- _Goal of the exercise_: Copy out the listing that follows, exact in every word, and skip the images.
○ ○ ○
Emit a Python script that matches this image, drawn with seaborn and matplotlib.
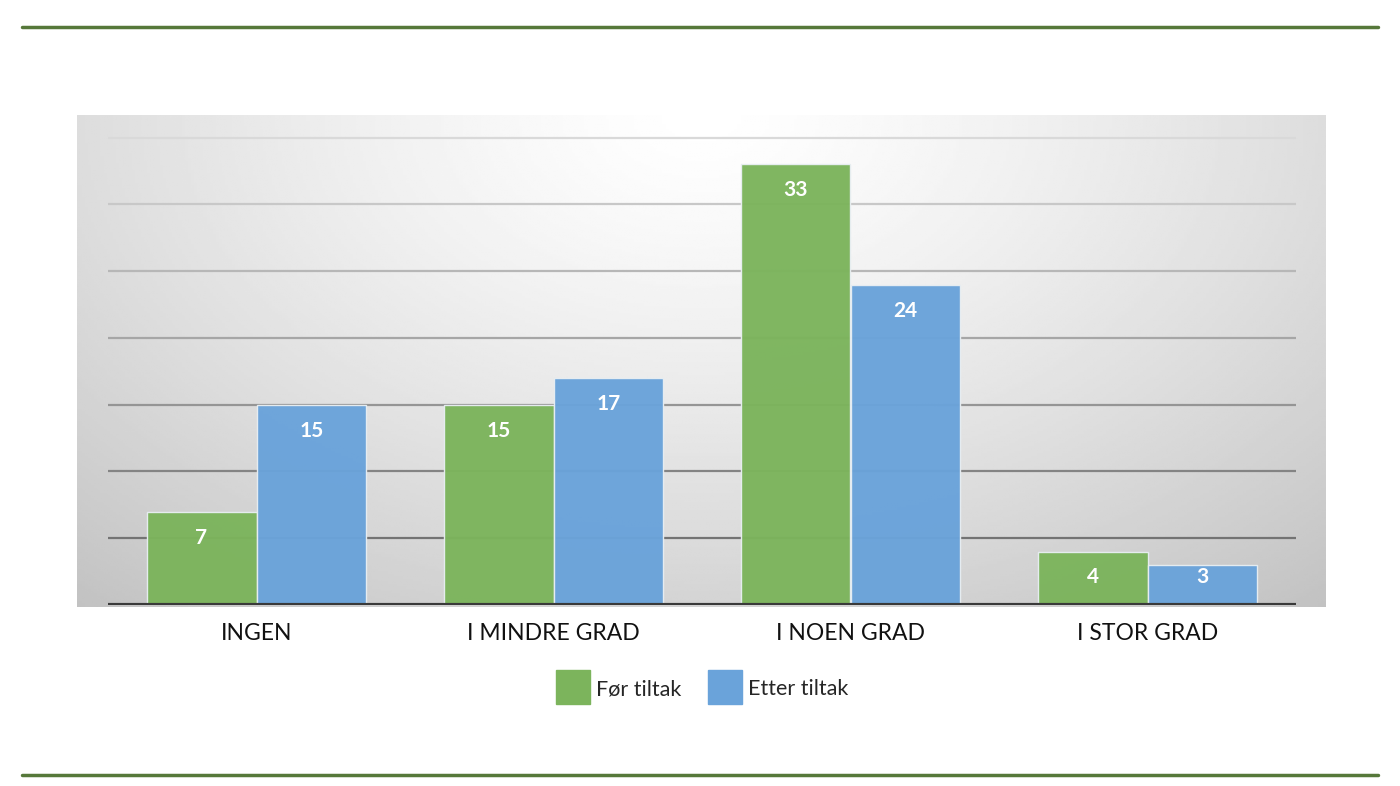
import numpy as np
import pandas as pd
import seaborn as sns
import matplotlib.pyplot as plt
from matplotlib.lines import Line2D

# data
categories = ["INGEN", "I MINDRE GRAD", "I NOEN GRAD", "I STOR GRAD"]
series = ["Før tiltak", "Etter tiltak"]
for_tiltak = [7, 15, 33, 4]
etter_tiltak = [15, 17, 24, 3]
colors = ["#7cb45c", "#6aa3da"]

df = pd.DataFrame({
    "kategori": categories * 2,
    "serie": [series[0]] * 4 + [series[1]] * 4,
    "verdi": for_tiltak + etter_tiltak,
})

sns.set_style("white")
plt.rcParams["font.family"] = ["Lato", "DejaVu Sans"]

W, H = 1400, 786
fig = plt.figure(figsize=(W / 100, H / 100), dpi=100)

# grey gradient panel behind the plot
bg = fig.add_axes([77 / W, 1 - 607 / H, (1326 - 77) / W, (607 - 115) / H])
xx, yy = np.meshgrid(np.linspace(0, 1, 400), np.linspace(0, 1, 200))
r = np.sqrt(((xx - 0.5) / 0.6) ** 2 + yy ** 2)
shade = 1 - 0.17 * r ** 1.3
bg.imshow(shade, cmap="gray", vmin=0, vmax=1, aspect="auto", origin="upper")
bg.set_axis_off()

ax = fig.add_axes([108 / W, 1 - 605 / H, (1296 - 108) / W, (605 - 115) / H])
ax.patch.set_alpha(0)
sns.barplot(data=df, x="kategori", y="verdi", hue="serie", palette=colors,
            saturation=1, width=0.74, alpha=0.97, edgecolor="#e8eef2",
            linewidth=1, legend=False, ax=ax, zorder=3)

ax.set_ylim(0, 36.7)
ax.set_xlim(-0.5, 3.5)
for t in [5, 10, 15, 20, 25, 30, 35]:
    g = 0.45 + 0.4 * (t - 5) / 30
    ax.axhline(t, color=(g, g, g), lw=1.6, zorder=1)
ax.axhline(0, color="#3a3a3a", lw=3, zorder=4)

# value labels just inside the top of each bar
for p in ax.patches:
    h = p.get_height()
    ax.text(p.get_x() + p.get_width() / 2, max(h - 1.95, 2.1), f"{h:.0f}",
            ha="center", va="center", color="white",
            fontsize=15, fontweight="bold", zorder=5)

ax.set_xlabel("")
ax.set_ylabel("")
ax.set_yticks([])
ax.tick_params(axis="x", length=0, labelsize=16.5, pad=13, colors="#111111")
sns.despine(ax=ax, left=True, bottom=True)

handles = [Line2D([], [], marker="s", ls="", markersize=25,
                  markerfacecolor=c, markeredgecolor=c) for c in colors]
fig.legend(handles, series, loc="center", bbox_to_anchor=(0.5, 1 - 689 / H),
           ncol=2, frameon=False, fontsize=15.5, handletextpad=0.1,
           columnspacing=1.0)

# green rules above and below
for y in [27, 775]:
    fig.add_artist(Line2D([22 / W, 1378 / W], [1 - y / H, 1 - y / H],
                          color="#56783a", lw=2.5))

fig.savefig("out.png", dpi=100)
○ ○ ○
- _Right answer_:
Emit a Python script that matches this image, drawn with seaborn and matplotlib.
import numpy as np
import pandas as pd
import seaborn as sns
import matplotlib.pyplot as plt
from matplotlib.lines import Line2D

# data
categories = ["INGEN", "I MINDRE GRAD", "I NOEN GRAD", "I STOR GRAD"]
series = ["Før tiltak", "Etter tiltak"]
for_tiltak = [7, 15, 33, 4]
etter_tiltak = [15, 17, 24, 3]
colors = ["#7cb45c", "#6aa3da"]

df = pd.DataFrame({
    "kategori": categories * 2,
    "serie": [series[0]] * 4 + [series[1]] * 4,
    "verdi": for_tiltak + etter_tiltak,
})

sns.set_style("white")
plt.rcParams["font.family"] = ["Lato", "DejaVu Sans"]

W, H = 1400, 786
fig = plt.figure(figsize=(W / 100, H / 100), dpi=100)

# grey gradient panel behind the plot
bg = fig.add_axes([77 / W, 1 - 607 / H, (1326 - 77) / W, (607 - 115) / H])
xx, yy = np.meshgrid(np.linspace(0, 1, 400), np.linspace(0, 1, 200))
r = np.sqrt(((xx - 0.5) / 0.6) ** 2 + yy ** 2)
shade = 1 - 0.17 * r ** 1.3
bg.imshow(shade, cmap="gray", vmin=0, vmax=1, aspect="auto", origin="upper")
bg.set_axis_off()

ax = fig.add_axes([108 / W, 1 - 605 / H, (1296 - 108) / W, (605 - 115) / H])
ax.patch.set_alpha(0)
sns.barplot(data=df, x="kategori", y="verdi", hue="serie", palette=colors,
            saturation=1, width=0.74, alpha=0.97, edgecolor="#e8eef2",
            linewidth=1, legend=False, ax=ax, zorder=3)

ax.set_ylim(0, 36.7)
ax.set_xlim(-0.5, 3.5)
for t in [5, 10, 15, 20, 25, 30, 35]:
    g = 0.45 + 0.4 * (t - 5) / 30
    ax.axhline(t, color=(g, g, g), lw=1.6, zorder=1)
ax.axhline(0, color="#3a3a3a", lw=3, zorder=4)

# value labels just inside the top of each bar
for p in ax.patches:
    h = p.get_height()
    ax.text(p.get_x() + p.get_width() / 2, max(h - 1.95, 2.1), f"{h:.0f}",
            ha="center", va="center", color="white",
            fontsize=15, fontweight="bold", zorder=5)

ax.set_xlabel("")
ax.set_ylabel("")
ax.set_yticks([])
ax.tick_params(axis="x", length=0, labelsize=16.5, pad=13, colors="#111111")
sns.despine(ax=ax, left=True, bottom=True)

handles = [Line2D([], [], marker="s", ls="", markersize=25,
                  markerfacecolor=c, markeredgecolor=c) for c in colors]
fig.legend(handles, series, loc="center", bbox_to_anchor=(0.5, 1 - 689 / H),
           ncol=2, frameon=False, fontsize=15.5, handletextpad=0.1,
           columnspacing=1.0)

# green rules above and below
for y in [27, 775]:
    fig.add_artist(Line2D([22 / W, 1378 / W], [1 - y / H, 1 - y / H],
                          color="#56783a", lw=2.5))

fig.savefig("out.png", dpi=100)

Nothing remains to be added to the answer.